*Requirement*
Reproduce exactly the lines below from the one containing "Give me the D3.js source for this chart." through the one containing "const months = d3.timeMonth.range(new", including both, and nothing else.

(Plotting code records)
# # # # # # #

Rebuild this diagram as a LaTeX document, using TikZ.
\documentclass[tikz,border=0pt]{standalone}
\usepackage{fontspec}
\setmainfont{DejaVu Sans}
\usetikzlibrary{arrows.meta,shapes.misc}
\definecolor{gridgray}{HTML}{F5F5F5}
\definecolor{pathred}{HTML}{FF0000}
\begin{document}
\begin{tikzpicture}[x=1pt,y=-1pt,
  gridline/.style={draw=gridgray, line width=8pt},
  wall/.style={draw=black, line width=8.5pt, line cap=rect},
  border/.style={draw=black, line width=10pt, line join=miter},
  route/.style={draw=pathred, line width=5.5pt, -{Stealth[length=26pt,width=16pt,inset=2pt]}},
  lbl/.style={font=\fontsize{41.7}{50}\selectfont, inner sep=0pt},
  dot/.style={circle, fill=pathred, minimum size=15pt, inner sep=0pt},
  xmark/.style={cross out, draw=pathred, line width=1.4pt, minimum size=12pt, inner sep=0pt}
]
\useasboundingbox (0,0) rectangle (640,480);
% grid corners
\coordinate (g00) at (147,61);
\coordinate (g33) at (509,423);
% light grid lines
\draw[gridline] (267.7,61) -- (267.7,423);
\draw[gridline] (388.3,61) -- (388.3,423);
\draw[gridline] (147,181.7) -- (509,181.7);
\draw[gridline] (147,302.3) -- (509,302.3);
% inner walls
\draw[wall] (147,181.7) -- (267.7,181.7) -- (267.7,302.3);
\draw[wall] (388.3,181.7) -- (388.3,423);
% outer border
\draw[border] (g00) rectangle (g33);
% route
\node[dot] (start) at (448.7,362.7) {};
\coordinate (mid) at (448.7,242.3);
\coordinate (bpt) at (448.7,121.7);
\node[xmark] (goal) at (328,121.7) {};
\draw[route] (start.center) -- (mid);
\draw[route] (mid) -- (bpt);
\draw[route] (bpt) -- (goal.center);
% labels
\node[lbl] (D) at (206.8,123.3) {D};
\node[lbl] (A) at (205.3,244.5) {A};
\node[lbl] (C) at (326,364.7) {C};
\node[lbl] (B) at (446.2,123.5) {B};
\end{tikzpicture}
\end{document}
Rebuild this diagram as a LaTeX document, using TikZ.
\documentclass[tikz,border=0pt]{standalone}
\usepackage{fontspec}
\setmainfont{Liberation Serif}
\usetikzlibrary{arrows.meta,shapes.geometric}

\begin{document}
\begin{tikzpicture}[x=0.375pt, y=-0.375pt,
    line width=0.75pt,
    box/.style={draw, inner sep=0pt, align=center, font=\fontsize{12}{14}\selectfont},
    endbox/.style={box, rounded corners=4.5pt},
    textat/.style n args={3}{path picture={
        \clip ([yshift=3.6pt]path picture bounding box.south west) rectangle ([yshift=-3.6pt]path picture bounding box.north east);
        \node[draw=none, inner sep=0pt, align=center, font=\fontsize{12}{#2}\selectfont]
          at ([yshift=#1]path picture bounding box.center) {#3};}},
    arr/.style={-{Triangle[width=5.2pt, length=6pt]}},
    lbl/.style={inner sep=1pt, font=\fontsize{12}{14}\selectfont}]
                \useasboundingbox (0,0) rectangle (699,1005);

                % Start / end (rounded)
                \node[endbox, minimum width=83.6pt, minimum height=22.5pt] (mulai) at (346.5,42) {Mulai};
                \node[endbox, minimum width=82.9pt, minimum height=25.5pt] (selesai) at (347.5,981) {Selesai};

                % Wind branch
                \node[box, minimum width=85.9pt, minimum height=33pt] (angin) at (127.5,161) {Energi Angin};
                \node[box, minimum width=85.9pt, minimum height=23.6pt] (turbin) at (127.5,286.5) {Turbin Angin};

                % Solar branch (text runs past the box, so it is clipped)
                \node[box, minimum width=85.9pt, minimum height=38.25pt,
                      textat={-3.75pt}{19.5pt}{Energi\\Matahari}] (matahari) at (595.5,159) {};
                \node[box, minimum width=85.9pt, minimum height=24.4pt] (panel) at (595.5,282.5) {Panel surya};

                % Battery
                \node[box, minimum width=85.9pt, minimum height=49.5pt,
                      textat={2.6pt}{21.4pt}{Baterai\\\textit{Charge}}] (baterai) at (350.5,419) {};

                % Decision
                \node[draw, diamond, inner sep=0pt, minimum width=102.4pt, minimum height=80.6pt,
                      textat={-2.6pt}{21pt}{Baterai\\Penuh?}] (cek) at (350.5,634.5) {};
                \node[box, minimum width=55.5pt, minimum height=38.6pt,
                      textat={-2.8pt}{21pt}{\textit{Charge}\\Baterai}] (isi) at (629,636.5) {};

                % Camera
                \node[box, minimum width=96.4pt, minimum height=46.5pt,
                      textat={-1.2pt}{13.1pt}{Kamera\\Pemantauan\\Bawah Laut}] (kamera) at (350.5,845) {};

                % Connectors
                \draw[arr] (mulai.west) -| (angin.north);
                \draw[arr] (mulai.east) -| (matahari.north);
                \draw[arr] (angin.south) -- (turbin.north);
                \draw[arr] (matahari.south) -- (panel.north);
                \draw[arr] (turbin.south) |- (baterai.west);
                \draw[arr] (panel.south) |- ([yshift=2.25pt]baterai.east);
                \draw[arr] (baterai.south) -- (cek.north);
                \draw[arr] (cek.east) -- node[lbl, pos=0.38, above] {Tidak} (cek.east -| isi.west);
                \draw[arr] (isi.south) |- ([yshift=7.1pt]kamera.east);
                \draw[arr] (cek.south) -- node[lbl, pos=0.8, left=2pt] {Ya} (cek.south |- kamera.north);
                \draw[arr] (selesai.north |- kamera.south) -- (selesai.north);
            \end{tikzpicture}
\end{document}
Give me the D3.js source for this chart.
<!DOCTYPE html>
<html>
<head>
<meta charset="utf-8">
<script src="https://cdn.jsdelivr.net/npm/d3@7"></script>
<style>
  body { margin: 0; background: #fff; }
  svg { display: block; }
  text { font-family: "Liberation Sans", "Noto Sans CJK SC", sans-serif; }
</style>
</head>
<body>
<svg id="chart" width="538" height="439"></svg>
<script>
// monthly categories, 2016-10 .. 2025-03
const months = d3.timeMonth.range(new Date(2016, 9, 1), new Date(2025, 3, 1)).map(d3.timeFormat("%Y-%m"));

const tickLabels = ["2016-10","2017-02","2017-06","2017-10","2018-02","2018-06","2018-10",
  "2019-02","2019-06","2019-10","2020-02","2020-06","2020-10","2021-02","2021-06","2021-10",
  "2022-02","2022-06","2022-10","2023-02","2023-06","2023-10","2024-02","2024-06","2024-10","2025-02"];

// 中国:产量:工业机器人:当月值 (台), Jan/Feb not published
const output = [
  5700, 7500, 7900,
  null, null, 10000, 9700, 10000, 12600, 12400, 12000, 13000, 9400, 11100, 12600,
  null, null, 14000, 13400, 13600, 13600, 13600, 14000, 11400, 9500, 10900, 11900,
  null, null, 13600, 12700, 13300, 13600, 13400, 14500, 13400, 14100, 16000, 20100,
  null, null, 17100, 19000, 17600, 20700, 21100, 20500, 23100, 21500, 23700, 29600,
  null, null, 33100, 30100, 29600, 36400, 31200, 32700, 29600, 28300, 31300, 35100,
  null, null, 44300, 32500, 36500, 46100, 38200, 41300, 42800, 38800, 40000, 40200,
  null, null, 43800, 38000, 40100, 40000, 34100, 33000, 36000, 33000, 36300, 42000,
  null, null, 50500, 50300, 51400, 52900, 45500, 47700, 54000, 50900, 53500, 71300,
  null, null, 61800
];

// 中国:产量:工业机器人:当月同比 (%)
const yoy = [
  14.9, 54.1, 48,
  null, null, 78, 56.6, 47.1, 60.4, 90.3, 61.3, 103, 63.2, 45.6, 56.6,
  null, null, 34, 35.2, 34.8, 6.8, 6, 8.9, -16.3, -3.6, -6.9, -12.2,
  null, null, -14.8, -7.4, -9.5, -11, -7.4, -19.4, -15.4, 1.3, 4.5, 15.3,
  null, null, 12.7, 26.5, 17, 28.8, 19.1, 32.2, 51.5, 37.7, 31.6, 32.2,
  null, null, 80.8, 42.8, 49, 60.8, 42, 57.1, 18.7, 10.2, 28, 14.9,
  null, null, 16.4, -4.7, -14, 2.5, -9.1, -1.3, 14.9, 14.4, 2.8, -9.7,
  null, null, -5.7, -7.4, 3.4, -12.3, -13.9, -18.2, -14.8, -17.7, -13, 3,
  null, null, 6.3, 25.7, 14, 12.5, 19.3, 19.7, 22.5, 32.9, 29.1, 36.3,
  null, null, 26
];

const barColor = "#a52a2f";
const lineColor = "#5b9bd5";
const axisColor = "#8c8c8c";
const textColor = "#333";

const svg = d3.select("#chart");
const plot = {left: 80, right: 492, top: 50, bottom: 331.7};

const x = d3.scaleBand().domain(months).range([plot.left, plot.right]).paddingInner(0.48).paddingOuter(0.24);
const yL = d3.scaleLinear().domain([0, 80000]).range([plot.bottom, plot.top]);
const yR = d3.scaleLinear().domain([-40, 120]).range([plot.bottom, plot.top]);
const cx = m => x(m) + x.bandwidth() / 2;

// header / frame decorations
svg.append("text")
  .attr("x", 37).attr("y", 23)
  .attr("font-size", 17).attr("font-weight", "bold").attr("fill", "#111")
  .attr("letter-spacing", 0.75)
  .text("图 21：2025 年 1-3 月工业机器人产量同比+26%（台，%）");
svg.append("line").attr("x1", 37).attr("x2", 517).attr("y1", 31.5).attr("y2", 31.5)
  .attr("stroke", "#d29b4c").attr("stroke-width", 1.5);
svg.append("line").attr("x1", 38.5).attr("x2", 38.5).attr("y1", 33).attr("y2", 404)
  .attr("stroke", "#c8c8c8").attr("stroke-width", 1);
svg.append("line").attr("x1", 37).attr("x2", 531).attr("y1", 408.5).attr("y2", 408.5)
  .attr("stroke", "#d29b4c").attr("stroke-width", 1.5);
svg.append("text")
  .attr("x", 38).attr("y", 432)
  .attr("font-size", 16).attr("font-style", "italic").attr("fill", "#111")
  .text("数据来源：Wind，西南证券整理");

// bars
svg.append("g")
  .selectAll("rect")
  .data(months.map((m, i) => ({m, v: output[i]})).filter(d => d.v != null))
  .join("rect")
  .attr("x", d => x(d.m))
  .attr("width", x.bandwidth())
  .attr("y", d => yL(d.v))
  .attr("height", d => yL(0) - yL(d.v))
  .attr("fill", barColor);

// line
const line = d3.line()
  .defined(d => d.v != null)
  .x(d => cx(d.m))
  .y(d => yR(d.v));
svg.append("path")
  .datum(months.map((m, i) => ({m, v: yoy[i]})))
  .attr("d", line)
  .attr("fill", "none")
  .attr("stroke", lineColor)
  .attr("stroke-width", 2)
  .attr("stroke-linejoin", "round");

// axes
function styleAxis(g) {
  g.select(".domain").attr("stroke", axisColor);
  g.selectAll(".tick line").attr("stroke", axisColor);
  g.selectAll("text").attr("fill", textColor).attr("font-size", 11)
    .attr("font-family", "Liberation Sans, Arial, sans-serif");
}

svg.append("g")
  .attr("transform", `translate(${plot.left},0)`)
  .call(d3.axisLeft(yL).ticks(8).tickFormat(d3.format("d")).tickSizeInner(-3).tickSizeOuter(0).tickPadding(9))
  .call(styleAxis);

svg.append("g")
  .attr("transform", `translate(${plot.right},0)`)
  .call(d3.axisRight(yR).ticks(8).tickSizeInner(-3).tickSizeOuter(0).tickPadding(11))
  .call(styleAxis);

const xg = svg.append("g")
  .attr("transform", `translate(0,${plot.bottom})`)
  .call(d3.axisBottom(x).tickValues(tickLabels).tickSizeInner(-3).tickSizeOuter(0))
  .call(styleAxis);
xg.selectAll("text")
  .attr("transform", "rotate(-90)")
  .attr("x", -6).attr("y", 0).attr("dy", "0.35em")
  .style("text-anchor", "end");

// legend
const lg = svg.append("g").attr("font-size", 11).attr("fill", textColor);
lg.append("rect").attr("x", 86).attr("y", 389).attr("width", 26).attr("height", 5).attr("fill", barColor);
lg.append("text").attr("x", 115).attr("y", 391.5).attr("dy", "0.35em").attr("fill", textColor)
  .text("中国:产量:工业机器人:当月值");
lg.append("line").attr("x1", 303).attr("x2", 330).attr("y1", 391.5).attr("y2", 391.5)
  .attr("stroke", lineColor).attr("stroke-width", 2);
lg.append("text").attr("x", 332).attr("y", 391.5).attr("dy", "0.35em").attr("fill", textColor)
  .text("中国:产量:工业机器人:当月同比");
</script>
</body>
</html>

# # # # # # #

*Solution*
Give me the D3.js source for this chart.
<!DOCTYPE html>
<html>
<head>
<meta charset="utf-8">
<script src="https://cdn.jsdelivr.net/npm/d3@7"></script>
<style>
  body { margin: 0; background: #fff; }
  svg { display: block; }
  text { font-family: "Liberation Sans", "Noto Sans CJK SC", sans-serif; }
</style>
</head>
<body>
<svg id="chart" width="538" height="439"></svg>
<script>
// monthly categories, 2016-10 .. 2025-03
const months = d3.timeMonth.range(new Date(2016, 9, 1), new Date(2025, 3, 1)).map(d3.timeFormat("%Y-%m"));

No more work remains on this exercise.